• _Do this_:
Check every line in the records below for the word "page" and report how many have it, nothing more.

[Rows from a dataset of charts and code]
= = = =
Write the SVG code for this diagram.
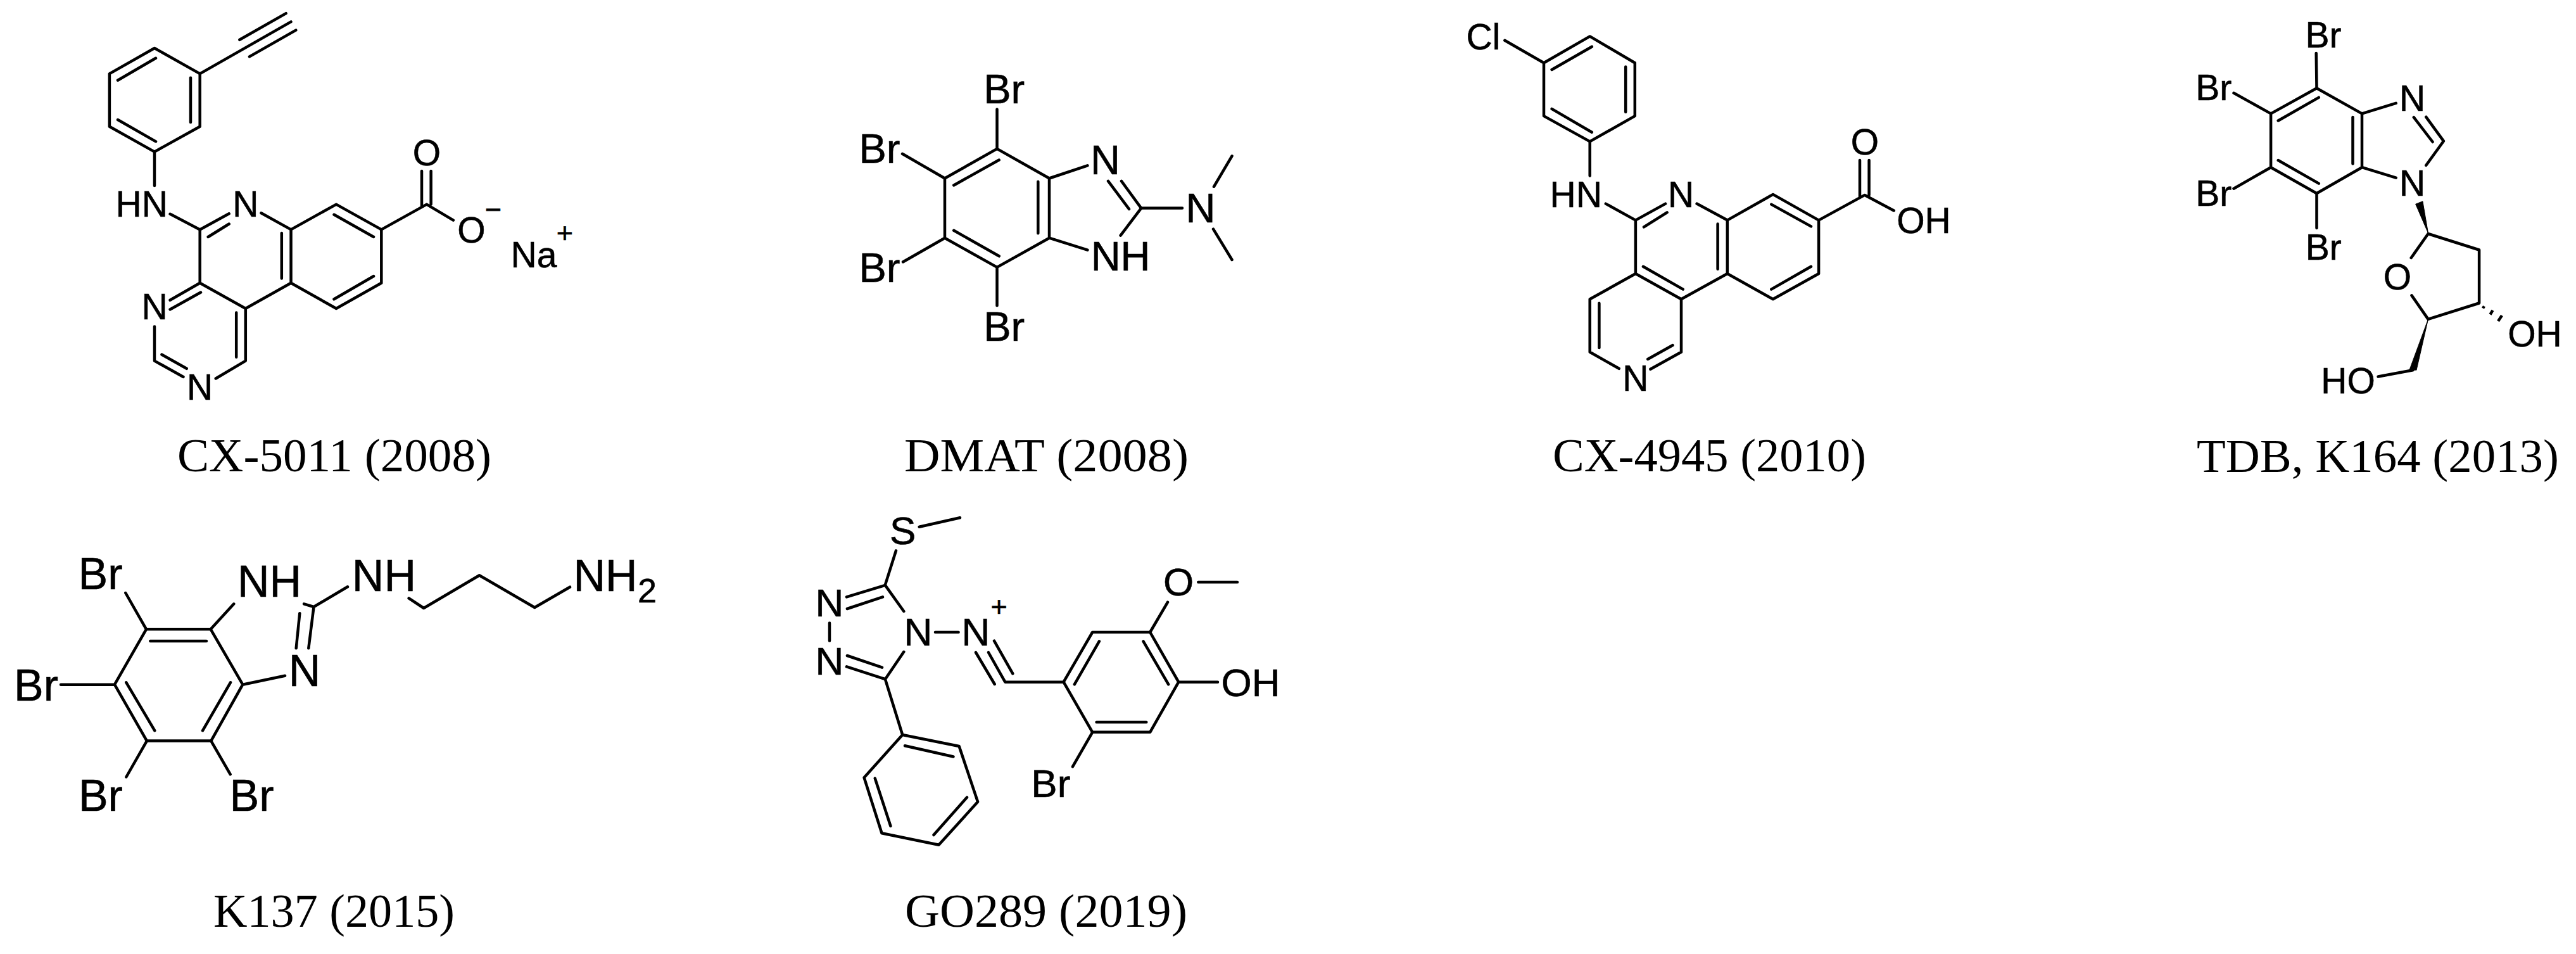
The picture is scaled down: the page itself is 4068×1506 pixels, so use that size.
<svg xmlns="http://www.w3.org/2000/svg" width="4068" height="1506" viewBox="0 0 4068 1506">
<style>
.b{fill:none;stroke:#000;stroke-width:4.5;stroke-linecap:round;stroke-linejoin:round}
.w{fill:#000;stroke:#000;stroke-width:1;stroke-linejoin:round}
text{fill:#000}
.a{font-family:"Liberation Sans",Arial,sans-serif;text-anchor:middle;stroke:#000;stroke-width:.6}
.s57{font-size:57px}.s65{font-size:65px}.s70{font-size:70px}.s62{font-size:62px}.s45{font-size:45px}.s54{font-size:54px}
.c{font-family:"Liberation Serif","Times New Roman",serif;font-size:75px}
</style>
<rect width="4068" height="1506" fill="#fff"/>
<g id="cx5011">
<path class="b" d="M244 76L315.7 116.4L315.7 199.8L244 239.6L172.9 199.8L172.9 116.4Z M186 126.7L246 91.8 M301 122.8L301 193 M186 189L246 223.4
M315.7 116.4L459.5 34.4 M378.4 62.8L451.6 21.1 M394 89.4L467.3 47.6 M244 239.6L244 293
M268.6 337.8L315.7 362.4L361.7 337.3 M328.7 374L361.7 353.5 M412.4 336.3L459.5 362.4L531 322.6L602.3 362.4L602.3 446.8L531 487L459.5 446.8L387.8 487L315.7 446.8L315.7 362.4
M459.5 362.4L459.5 446.8 M444.8 368L444.8 439.5 M527.5 338.8L590 374 M590 436L527.5 472.3
M602.3 362.4L673.8 322.6L715.8 347.6 M666 270L666 326 M680.6 270L680.6 322.6
M315.7 446.8L268.6 473.8 M317 461.5L268.6 488.5 M244 515.5L244 569.6L289.5 595 M255.5 559.7L294.7 581.8 M340.8 597.5L387.8 569.6L387.8 487 M373.2 493.5L373.2 563.7"/>
<text class="a s57" x="223.7" y="342">HN</text>
<text class="a s57" x="387.8" y="342">N</text>
<text class="a s57" x="673.8" y="261">O</text>
<text class="a s57" x="744.5" y="383">O</text>
<text class="a s45" x="779" y="346">−</text>
<text class="a s57" x="843" y="422">Na</text>
<text class="a s45" x="892" y="383">+</text>
<text class="a s57" x="244" y="503.6">N</text>
<text class="a s57" x="315.7" y="631">N</text>
<text class="c" x="280" y="744" textLength="496" lengthAdjust="spacingAndGlyphs">CX-5011 (2008)</text>
</g>
<g id="dmat">
<path class="b" d="M1574.5 234.9L1657 281.5L1657 375.7L1574.5 421.9L1492 375.7L1492 281.5Z M1574.5 172.4L1574.5 234.9 M1425 242.8L1492 281.5 M1426 413.5L1492 375.7 M1574.5 482.6L1574.5 421.9
M1506.2 292.5L1577.7 252.5 M1506.2 363.8L1577.7 404.3 M1639.3 286.8L1639.3 368.2
M1657 281.5L1717.4 261.3 M1657 375.7L1717.4 394.6 M1771 285.9L1802.2 328.6L1769.6 371.7 M1783 330L1750 285.9 M1802.2 328.6L1867 328.6 M1917 294.7L1945.5 246.3 M1916 361.6L1945.5 410"/>
<text class="a s65" x="1585.7" y="163">Br</text>
<text class="a s65" x="1389" y="256.5">Br</text>
<text class="a s65" x="1389" y="444.5">Br</text>
<text class="a s65" x="1585.7" y="538">Br</text>
<text class="a s65" x="1745.5" y="275">N</text>
<text class="a s65" x="1769.6" y="427">NH</text>
<text class="a s65" x="1896" y="351">N</text>
<text class="c" x="1428" y="744" textLength="449" lengthAdjust="spacingAndGlyphs">DMAT (2008)</text>
</g>
<g id="cx4945">
<path class="b" d="M2510.7 57.4L2581.8 99.2L2581.8 183.1L2510.7 223.4L2438 183.1L2438 99.2Z M2376.3 63.8L2438 99.2 M2450.6 110L2513.8 73.7 M2567.2 105.6L2567.2 176.8 M2450.6 171.9L2513.8 208.7 M2510.7 223.4L2510.7 277.4
M2535.8 321.6L2582.9 347.6L2630 321.6 M2596 358.4L2632.6 335.4 M2679.6 321.6L2727.8 347.6L2799.9 306.9L2872.1 347.6L2872.1 432L2799.9 472.3L2727.8 432L2727.8 347.6
M2712.6 353.5L2712.6 424.7 M2797.3 322.6L2860 357.4 M2797.3 456.6L2860 420.8
M2872.1 347.6L2944.8 307.9L2990.8 332.4 M2937 252.9L2937 311 M2951.6 252.9L2951.6 307.9
M2582.9 347.6L2582.9 432L2655 472.3L2727.8 432 M2594.9 420.8L2657.7 456.6 M2655 472.3L2655 555.8L2606.4 582.8 M2641.5 545L2602.2 567 M2556.7 581.8L2510.7 555.8L2510.7 472.3L2582.9 432 M2525.4 478.7L2525.4 549"/>
<text class="a s57" x="2342.3" y="78">Cl</text>
<text class="a s57" x="2488.7" y="327">HN</text>
<text class="a s57" x="2654.5" y="327">N</text>
<text class="a s57" x="2944.8" y="243.5">O</text>
<text class="a s57" x="3038" y="367.5">OH</text>
<text class="a s57" x="2582.9" y="616.5">N</text>
<text class="c" x="2452" y="744" textLength="495" lengthAdjust="spacingAndGlyphs">CX-4945 (2010)</text>
</g>
<g id="tdb">
<path class="b" d="M3658.5 139.2L3730 179.4L3730 264.2L3658.5 305.3L3586.1 264.2L3586.1 179.4Z M3657.7 84L3658.5 139.2 M3527.5 146.8L3586.1 179.4 M3527.5 297.7L3586.1 264.2 M3658.5 305.3L3658.5 360
M3597.7 190.5L3661.8 153.9 M3597.7 253L3661.8 289.6 M3715.5 185L3715.5 258.4
M3730 179.4L3783.7 162.9 M3730 264.2L3783.7 280.7 M3831.2 184.7L3858.9 222.7L3831.2 261 M3841.6 224L3811.8 185.2
M3807.7 407L3834.5 369L3915.1 394.5L3915.1 478.5L3834.5 503.9L3808.5 466.4 M3810.6 584.3L3755.6 594.5"/>
<path class="w" d="M3834.5 368L3814.7 322.2L3825.9 317.8Z"/>
<path class="w" d="M3834.5 503.9L3805.2 583.4L3816 584.3Z"/>
<path class="b" style="stroke-linecap:butt" d="M3923 483.4L3921 486.6 M3936.5 489.9L3932.5 496.5 M3951 498L3945 507"/>
<text class="a s57" x="3669" y="75">Br</text>
<text class="a s57" x="3495.7" y="158">Br</text>
<text class="a s57" x="3495.7" y="325">Br</text>
<text class="a s57" x="3669.2" y="409.7">Br</text>
<text class="a s57" x="3809.7" y="175">N</text>
<text class="a s57" x="3809.7" y="309">N</text>
<text class="a s57" x="3785.8" y="456.5">O</text>
<text class="a s57" x="4003" y="546.5">OH</text>
<text class="a s57" x="3708" y="620.5">HO</text>
<text class="c" x="3469" y="745" textLength="572" lengthAdjust="spacingAndGlyphs">TDB, K164 (2013)</text>
</g>
<g id="k137">
<path class="b" d="M231 993.3L332.7 993.3L383.3 1080.7L333.3 1169.6L231.9 1169.6L181 1080.7Z M237.3 1012L326 1012 M199.3 1077.3L244.3 1153.3 M364 1077.3L320 1153.3
M198.3 936L231 993.3 M96 1080.7L181 1080.7 M231.9 1169.6L199.4 1226.5 M333.3 1169.6L363.7 1222.3 M332.7 993.3L369.3 953.3
M480 953.3L495.5 958L549 926.3 M495.5 958L487.3 1023.3 M473.3 968.3L467.7 1023.3 M383.3 1080.7L450 1066.7 M645.6 944.4L669.2 960L757 908.2L844.3 959L900 926.7"/>
<text class="a s70" x="158.5" y="930">Br</text>
<text class="a s70" x="57" y="1106">Br</text>
<text class="a s70" x="158.9" y="1280">Br</text>
<text class="a s70" x="397.5" y="1280">Br</text>
<text class="a s70" x="425.5" y="941.7">NH</text>
<text class="a s70" x="606.4" y="932.7">NH</text>
<text class="a s70" x="481" y="1083">N</text>
<text class="a s70" x="956" y="932.7">NH</text>
<text class="a s54" x="1022" y="950.7">2</text>
<text class="c" x="337" y="1463" textLength="381" lengthAdjust="spacingAndGlyphs">K137 (2015)</text>
</g>
<g id="go289">
<path class="b" d="M1451.7 831.7L1516 817.3 M1415 869.3L1397.7 923.9 M1337 942.4L1397.9 923.9L1427.3 965 M1394 942.4L1337.9 961 M1310 983.6L1310 1011.6 M1337 1052.4L1397.9 1072.2L1427.3 1029 M1393 1053.6L1337.9 1035
M1477 998L1513.6 998 M1570 1011.7L1599.3 1063.3 M1561 1030L1587.3 1076.7L1679.6 1076.7 M1541 1030L1570.7 1080
M1679.6 1076.7L1725.2 998L1816.2 998L1861.2 1076.7L1816.2 1155.8L1725.2 1155.8Z M1696.8 1080.4L1735.9 1012.4 M1805.5 1012.4L1845.2 1080.4 M1731.6 1140L1810.3 1140
M1816.2 998L1844 950.6 M1892.3 918.9L1954 918.9 M1861.2 1076.7L1923 1076.7 M1725.2 1155.8L1694 1210.2
M1397.9 1072.2L1425.2 1160L1514.6 1178L1544.1 1265.8L1482.5 1333.8L1392.5 1315.3L1364.6 1227.5L1425.2 1160 M1429 1177.2L1505.5 1194.5 M1381.8 1228.7L1406.4 1304 M1527 1258.8L1474.5 1318"/>
<text class="a s62" x="1425.7" y="859">S</text>
<text class="a s62" x="1310" y="973">N</text>
<text class="a s62" x="1310" y="1064.5">N</text>
<text class="a s62" x="1450" y="1018.7">N</text>
<text class="a s62" x="1541" y="1018.7">N</text>
<text class="a s45" x="1577.7" y="973">+</text>
<text class="a s62" x="1861.2" y="940">O</text>
<text class="a s62" x="1975" y="1098.7">OH</text>
<text class="a s62" x="1659.3" y="1258">Br</text>
<text class="c" x="1429" y="1463" textLength="446" lengthAdjust="spacingAndGlyphs">GO289 (2019)</text>
</g>
</svg>
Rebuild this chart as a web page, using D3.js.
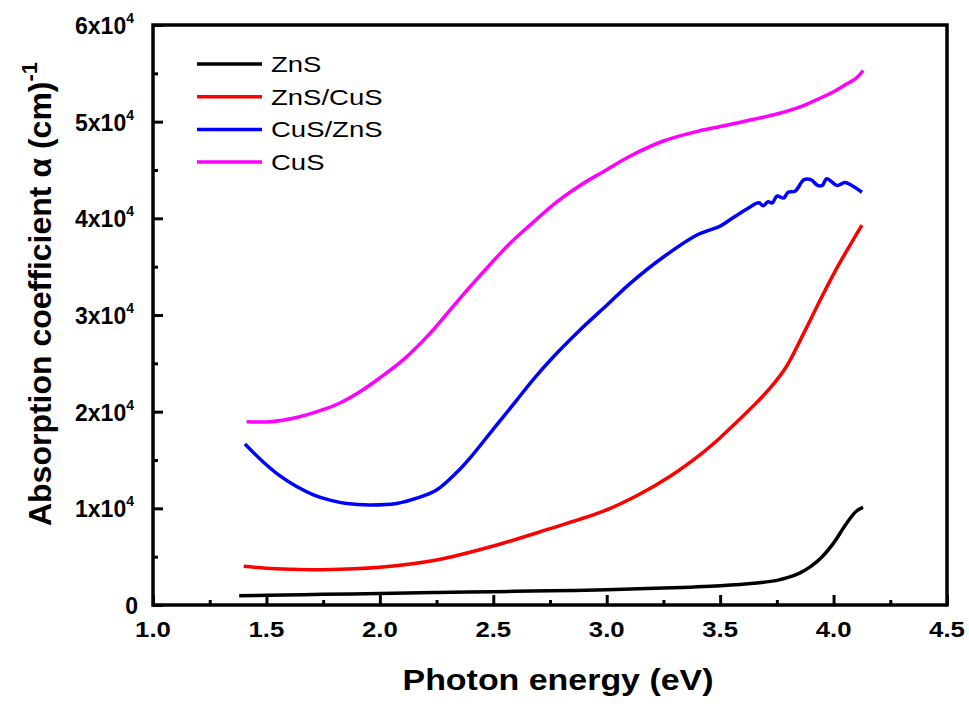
<!DOCTYPE html>
<html><head><meta charset="utf-8">
<script src="https://cdn.jsdelivr.net/npm/d3@7"></script>
<style>body{margin:0;background:#fff}svg{display:block}text{font-family:"Liberation Sans",Arial,sans-serif}</style>
</head><body><svg id="c" width="969" height="706"></svg>
<script>
const seriesNames = ["ZnS", "ZnS/CuS", "CuS/ZnS", "CuS"];
const seriesColors = ["#000000", "#ff0000", "#0000ff", "#ff00ff"];

const znsX = [1.38,1.5,1.75,2.0,2.25,2.5,2.75,3.0,3.25,3.5,3.65,3.75,3.8,3.85,3.9,3.95,4.0,4.05,4.1,4.13];
const znsY = [950,1000,1100,1200,1300,1380,1470,1570,1750,2000,2250,2550,2850,3300,4000,5000,6400,8200,9700,10100];

const znsCusX = [1.4,1.5,1.6,1.75,2.0,2.25,2.5,2.75,2.985,3.132,3.278,3.425,3.5,3.572,3.646,3.719,3.793,3.866,3.94,4.013,4.125];
const znsCusY = [4000,3800,3700,3650,3900,4650,6100,7900,9700,11300,13300,15800,17300,18900,20600,22400,24700,28000,31500,34800,39300];

const cusZnsX = [1.405,1.486,1.56,1.633,1.707,1.78,1.854,1.956,2.074,2.162,2.25,2.338,2.397,2.5,2.6,2.675,2.75,2.88,3.0,3.1,3.25,3.4,3.5,3.54,3.62,3.67,3.69,3.71,3.73,3.75,3.78,3.80,3.83,3.87,3.90,3.93,3.95,3.97,4.015,4.05,4.08,4.125];
const cusZnsY = [16650,14800,13350,12250,11400,10850,10500,10350,10500,11050,11900,13700,15200,18200,21100,23300,25300,28400,31000,33200,36000,38300,39200,39800,41000,41600,41300,41700,41600,42300,42100,42700,42800,44000,44000,43400,43400,44100,43400,43700,43400,42700];

const cusX = [1.413,1.516,1.633,1.736,1.824,1.912,2.0,2.1,2.221,2.309,2.397,2.485,2.573,2.662,2.78,2.882,2.983,3.10,3.25,3.4,3.5,3.6,3.75,3.85,3.9,4.0,4.05,4.1,4.13];
const cusY = [18960,18960,19400,20100,20900,22060,23500,25300,28100,30500,32900,35200,37400,39300,41700,43400,44800,46400,48000,49000,49500,50000,50800,51500,52000,53100,53800,54500,55300];

const xTicks = [1.0,1.5,2.0,2.5,3.0,3.5,4.0,4.5];
const yTickMant = ["0","1","2","3","4","5","6"];
const yTicks = [0,10000,20000,30000,40000,50000,60000];

const svg = d3.select("#c");
const L=153, R=947, T=25, B=605;
const x = d3.scaleLinear().domain([1.0,4.5]).range([L,R]);
const y = d3.scaleLinear().domain([0,60000]).range([B,T]);

const data = [[znsX,znsY],[znsCusX,znsCusY],[cusZnsX,cusZnsY],[cusX,cusY]];
const line = d3.line().x(d=>x(d[0])).y(d=>y(d[1])).curve(d3.curveCatmullRom.alpha(0.5));

data.forEach((s,i)=>{
  const pts = s[0].map((v,j)=>[v,s[1][j]]);
  svg.append("path").attr("d",line(pts)).attr("fill","none")
    .attr("stroke",seriesColors[i]).attr("stroke-width",3.5).attr("stroke-linejoin","round");
});

// frame
svg.append("rect").attr("x",L).attr("y",T).attr("width",R-L).attr("height",B-T)
  .attr("fill","none").attr("stroke","#000").attr("stroke-width",3.5);

function stretched(px,py,sx,anchor){
  return svg.append("g").attr("transform",`translate(${px},${py}) scale(${sx},1)`)
    .append("text").attr("x",0).attr("y",0).attr("text-anchor",anchor);
}

// x axis ticks (inward)
const xAxis = d3.axisBottom(x).tickValues(xTicks).tickSizeInner(-10).tickSizeOuter(0).tickFormat("");
const gx = svg.append("g").attr("transform",`translate(0,${B})`).call(xAxis);
gx.select(".domain").remove();
gx.selectAll("line").attr("stroke","#000").attr("stroke-width",3);
const xMinor = d3.axisBottom(x).tickValues(d3.range(1.25,4.5,0.5)).tickSizeInner(-5).tickSizeOuter(0).tickFormat("");
const gxm = svg.append("g").attr("transform",`translate(0,${B})`).call(xMinor);
gxm.select(".domain").remove();
gxm.selectAll("line").attr("stroke","#000").attr("stroke-width",3);
xTicks.forEach(t=>{
  stretched(x(t),637,1.17,"middle").attr("font-size",22).attr("font-weight","bold").text(d3.format(".1f")(t));
});

// y axis ticks (inward)
const yAxis = d3.axisLeft(y).tickValues(yTicks).tickSizeInner(-10).tickSizeOuter(0).tickFormat("");
const gy = svg.append("g").attr("transform",`translate(${L},0)`).call(yAxis);
gy.select(".domain").remove();
gy.selectAll("line").attr("stroke","#000").attr("stroke-width",3);
const yMinor = d3.axisLeft(y).tickValues(d3.range(5000,60000,10000)).tickSizeInner(-5).tickSizeOuter(0).tickFormat("");
const gym = svg.append("g").attr("transform",`translate(${L},0)`).call(yMinor);
gym.select(".domain").remove();
gym.selectAll("line").attr("stroke","#000").attr("stroke-width",3);
yTicks.forEach((t,i)=>{
  const tx = svg.append("text").attr("x",t===0?138:134).attr("y",y(t)+9).attr("text-anchor","end")
    .attr("font-size",23).attr("font-weight","bold");
  if(t===0){ tx.text("0"); }
  else {
    tx.append("tspan").text(yTickMant[i]+"x10");
    tx.append("tspan").attr("font-size",14).attr("dy",-11).text("4");
  }
});

// axis titles
stretched(558,690,1.17,"middle").attr("font-size",29).attr("font-weight","bold").text("Photon energy (eV)");
const yt = svg.append("text").attr("transform","translate(51,294) rotate(-90)")
  .attr("text-anchor","middle").attr("font-size",32).attr("font-weight","bold");
yt.append("tspan").text("Absorption coefficient α (cm)");
yt.append("tspan").attr("font-size",22).attr("dy",-14).text("-1");

// legend
seriesNames.forEach((n,i)=>{
  const ly = 64 + i*32.7;
  svg.append("line").attr("x1",197).attr("x2",262).attr("y1",ly).attr("y2",ly)
    .attr("stroke",seriesColors[i]).attr("stroke-width",3.5);
  stretched(271,ly+8,1.25,"start").attr("font-size",22).text(n);
});
</script></body></html>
= = = =
• _Result for this exercise_:
2